Take some federal responsibility for the student debt crisis – it’s not just the institutions or the students’ fault. Free college is NOT the answer, except for the lowest income students, because burdening the taxpayer and states to fully fund public institutions will dumb down the quality of those institutions and restrict their ability to innovate. At the same time, non-profit, private institutions might become even more elite, thereby increasing the great socio-economic divide. Instead, I offer the following. The federal government must limit borrowing amounts for living expenses. I worry about the percentage of student debt attributed to living expenses, as opposed to tuition and fees. Likewise, GradPLUS loans need reform – specifically, a potential aggregate limit and/or a need-based eligibility component. As was pointed in another article this week, the degree of graduate degree debt is skyrocketing and hurting students in disparate ways. In my view, this results in large part from the federal government’s currently open spigot.

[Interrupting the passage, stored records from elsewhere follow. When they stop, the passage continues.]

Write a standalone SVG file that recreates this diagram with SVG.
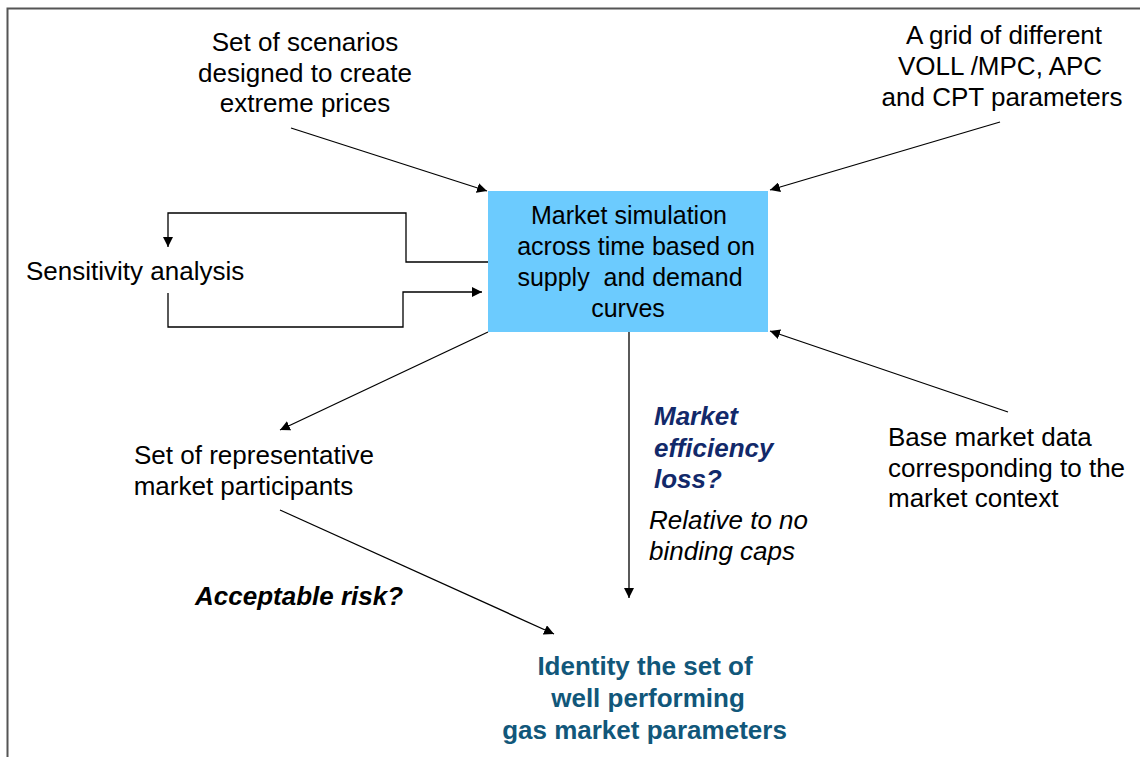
<svg xmlns="http://www.w3.org/2000/svg" width="1140" height="757" viewBox="0 0 1140 757">
<defs>
<marker id="ah" markerWidth="10" markerHeight="10" refX="10" refY="5" orient="auto" markerUnits="userSpaceOnUse" viewBox="0 0 10 10">
<path d="M0,0 L10,5 L0,10 z" fill="#000"/>
</marker>
<style>
text{font-family:"Liberation Sans",Arial,sans-serif;font-size:26px;fill:#000}
.c{text-anchor:middle}
.bx{font-size:25px}
.q{font-weight:bold;font-style:italic;fill:#12296a}
.it{font-style:italic}
.bi{font-weight:bold;font-style:italic}
.id{font-weight:bold;fill:#11577a;text-anchor:middle}
.ln{fill:none;stroke:#000;stroke-width:1.3}
</style>
</defs>
<rect width="1140" height="757" fill="#fff"/>
<path d="M7.5,757 V8.5 H1140" fill="none" stroke="#555" stroke-width="2"/>
<g id="connectors">
<line class="ln" x1="291" y1="128" x2="487" y2="191" marker-end="url(#ah)"/>
<line class="ln" x1="1000" y1="122" x2="770" y2="190" marker-end="url(#ah)"/>
<line class="ln" x1="1008" y1="412" x2="770" y2="331" marker-end="url(#ah)"/>
<line class="ln" x1="488" y1="332" x2="280" y2="430" marker-end="url(#ah)"/>
<line class="ln" x1="629" y1="332" x2="629" y2="598" marker-end="url(#ah)"/>
<line class="ln" x1="280" y1="510" x2="554" y2="634" marker-end="url(#ah)"/>
<polyline class="ln" points="488,262 406,262 406,213 168,213 168,247" marker-end="url(#ah)"/>
<polyline class="ln" points="168,293 168,327 403,327 403,292 482,292" marker-end="url(#ah)"/>
</g>
<g id="node-scenarios">
<text class="c" x="305" y="51">Set of scenarios</text>
<text class="c" x="305" y="82">designed to create</text>
<text class="c" x="305" y="112">extreme prices</text>
</g>
<g id="node-grid">
<text class="c" x="1004" y="44">A grid of different</text>
<text class="c" x="1000" y="75">VOLL /MPC, APC</text>
<text class="c" x="1002" y="106">and CPT parameters</text>
</g>
<g id="node-simulation">
<rect x="488" y="191" width="280" height="141" fill="#6ccbfe"/>
<text class="c bx" x="629" y="224">Market simulation</text>
<text class="c bx" x="636" y="255">across time based on</text>
<text class="c bx" x="630" y="286">supply&#160; and demand</text>
<text class="c bx" x="628" y="317">curves</text>
</g>
<g id="node-sensitivity">
<text x="26" y="280">Sensitivity analysis</text>
</g>
<g id="node-participants">
<text class="c" x="254" y="464">Set of representative</text>
<text class="c" x="243.5" y="495">market participants</text>
</g>
<g id="node-base">
<text x="888" y="446">Base market data</text>
<text x="888" y="477">corresponding to the</text>
<text x="888" y="507">market context</text>
</g>
<g id="label-efficiency">
<text class="q" x="654" y="425">Market</text>
<text class="q" x="654" y="457">efficiency</text>
<text class="q" x="654" y="488">loss?</text>
<text class="it" x="649" y="529">Relative to no</text>
<text class="it" x="649" y="560">binding caps</text>
</g>
<g id="label-risk">
<text class="bi" x="195" y="605">Acceptable risk?</text>
</g>
<g id="node-identity">
<text class="id" x="645" y="675">Identity the set of</text>
<text class="id" x="648" y="707">well performing</text>
<text class="id" x="644.5" y="739">gas market parameters</text>
</g>
</svg>
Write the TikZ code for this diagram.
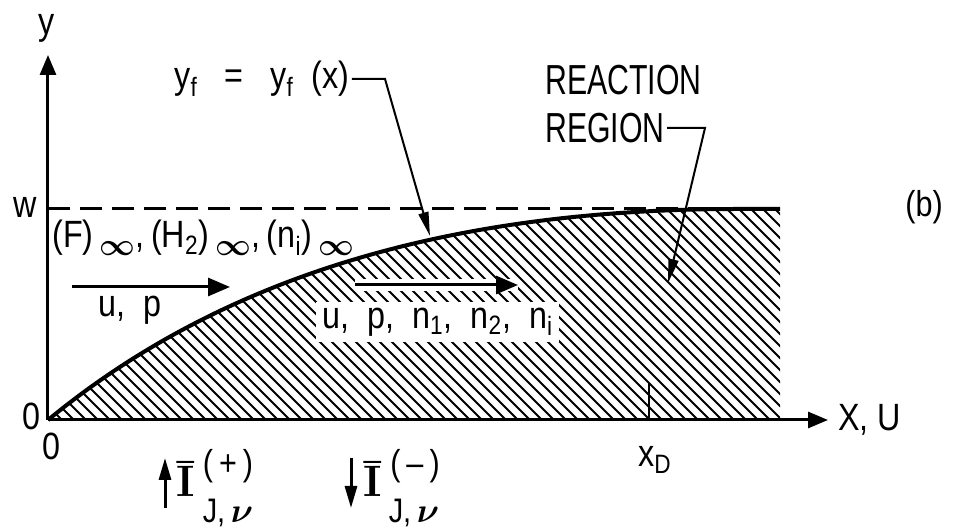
\documentclass[tikz,border=0pt]{standalone}
\usepackage{fontspec}
\setmainfont{Liberation Sans}[FakeStretch=0.85]
\newfontfamily\narrowfont{Liberation Sans}[FakeStretch=0.72]
\newfontfamily\lmfont{Latin Modern Roman}
\usetikzlibrary{arrows.meta}
\newcommand{\infsub}{\raisebox{-0.2em}{\scalebox{0.9}{\boldmath$\infty$}}}
\newcommand{\boldnu}{\mbox{\boldmath$\nu$}}

\begin{document}
\begin{tikzpicture}[x=0.5pt,y=0.5pt,
  every node/.style={font=\fontsize{19}{22}\selectfont,inner sep=1pt},
  axis/.style={line width=1.5pt,-{Triangle[length=10pt,width=8pt]}},
  lead/.style={line width=1pt,-{Triangle[length=12pt,width=5pt]}},
  flow/.style={line width=1.5pt,-{Triangle[length=11pt,width=9pt]}},
  flux/.style={line width=1.5pt,-{Triangle[length=11pt,width=6pt]}},
  hatch/.style={line width=1pt},
  barI/.style={font=\lmfont\bfseries\fontsize{22}{24}\selectfont,inner sep=0pt,anchor=base},
  small/.style={font=\fontsize{18}{20}\selectfont,inner sep=0pt},
  subtag/.style={font=\fontsize{17}{19}\selectfont,inner sep=0pt,anchor=base}]
  \useasboundingbox (-48,-109) rectangle (915,420);
  % hatched reaction zone
  \begin{scope}
    \clip (0,0) .. controls (200,165) and (450,211) .. (690,211) -- (732,211) -- (732,0) -- cycle;
    \foreach \k in {-240,-228,...,740}
      \draw[hatch] (\k,230) -- (\k+240,-10);
  \end{scope}
  \draw[line width=2pt] (0,0) .. controls (200,165) and (450,211) .. (690,211) -- (732,211);
  \draw[line width=1.5pt,dash pattern=on 11pt off 5pt] (0,211) -- (690,211);
  % axes
  \coordinate (O) at (0,0);
  \coordinate (ytip) at (0,365);
  \coordinate (xtip) at (780,0);
  \draw[axis] (O) -- (ytip);
  \draw[axis] (O) -- (xtip);
  \node (ylab) at (-1,392) {y};
  \node[anchor=west] (xlab) at (788,0) {X,\ U};
  \node (wlab) at (-23,213) {w};
  \node (zeroy) at (-17,4) {0};
  \node (zerox) at (3,-26) {0};
  \node[font=\fontsize{18}{20}\selectfont] (blab) at (876,213) {(b)};
  % end of the zone
  \coordinate (xDfoot) at (601,0);
  \coordinate (xDtop) at (601,37);
  \draw[line width=1pt] (xDfoot) -- (xDtop);
  \node (xD) at (607,-40) {x\textsubscript{D}};
  % flame sheet label
  \node (yf) at (214,341) {y\textsubscript{f}\ \ \ =\ \ \ y\textsubscript{f}\ \ (x)};
  \coordinate (yfbend) at (337,341);
  \coordinate (yftip) at (382,184);
  \draw[lead] (yf.east) -- (yf.east -| yfbend) -- (yftip);
  % reaction region label
  \node[anchor=west,font=\narrowfont\fontsize{21}{24}\selectfont] (react) at (495,340) {REACTION};
  \node[anchor=west,font=\narrowfont\fontsize{21}{24}\selectfont] (region) at (495,292) {REGION};
  \coordinate (rbend) at (657,296);
  \coordinate (rtip) at (620,137);
  \draw[lead] (region.east) -- (region.east -| rbend) -- (rtip);
  % free stream
  \node[anchor=west] (free) at (2,182) {(F)\,\infsub,\,(H\textsubscript{2})\,\infsub,\,(n\textsubscript{i})\,\infsub};
  \coordinate (f1a) at (24,133);
  \coordinate (f1b) at (182,133);
  \draw[flow] (f1a) -- (f1b);
  \node (up) at (82,110) {u,\ \ p};
  % reacting flow
  \node[anchor=west,fill=white,inner sep=3pt] (down) at (268,98) {u,\ \ p,\ \ n\textsubscript{1},\ \ n\textsubscript{2},\ \ n\textsubscript{i}};
  \coordinate (f2a) at (307,135);
  \coordinate (f2b) at (470,135);
  \draw[flow,preaction={draw=white,line width=6pt,-}] (f2a) -- (f2b);
  % radiative fluxes
  \coordinate (Ipa) at (117,-88);
  \coordinate (Ipb) at (117,-38);
  \draw[flux] (Ipa) -- (Ipb);
  \node[barI] (Ip) at (138,-77) {Ī};
  \node[small] (Ipsup) at (180,-46) {(\,+\,)};
  \node[subtag] (Ipsub) at (180,-103) {J,\,\boldnu};
  \coordinate (Ima) at (303,-38);
  \coordinate (Imb) at (303,-88);
  \draw[flux] (Ima) -- (Imb);
  \node[barI] (Im) at (325,-77) {Ī};
  \node[small] (Imsup) at (367,-46) {(\,--\,)};
  \node[subtag] (Imsub) at (366,-103) {J,\,\boldnu};
\end{tikzpicture}
\end{document}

Keep an open mind toward new private financing tools. Whereas I suggest limiting federal borrowing, there may be other, better means by which students can pay for college. Employers and capital investors have potentially new and innovative roles to play. For example, Income Share Agreements (ISA) deserve better understanding.
Finally, I close where I started – accountability. If we want to root out and bad actors and over-borrowing, examining both completion rates and student persistence is where to focus, not on post-schooling debt levels. Data shows completing a degree ultimately raises the likelihood of paying off debt.
To use an old expression, solving this crisis “takes a village”, without finger pointing or assignment of blame. Let’s get at it together.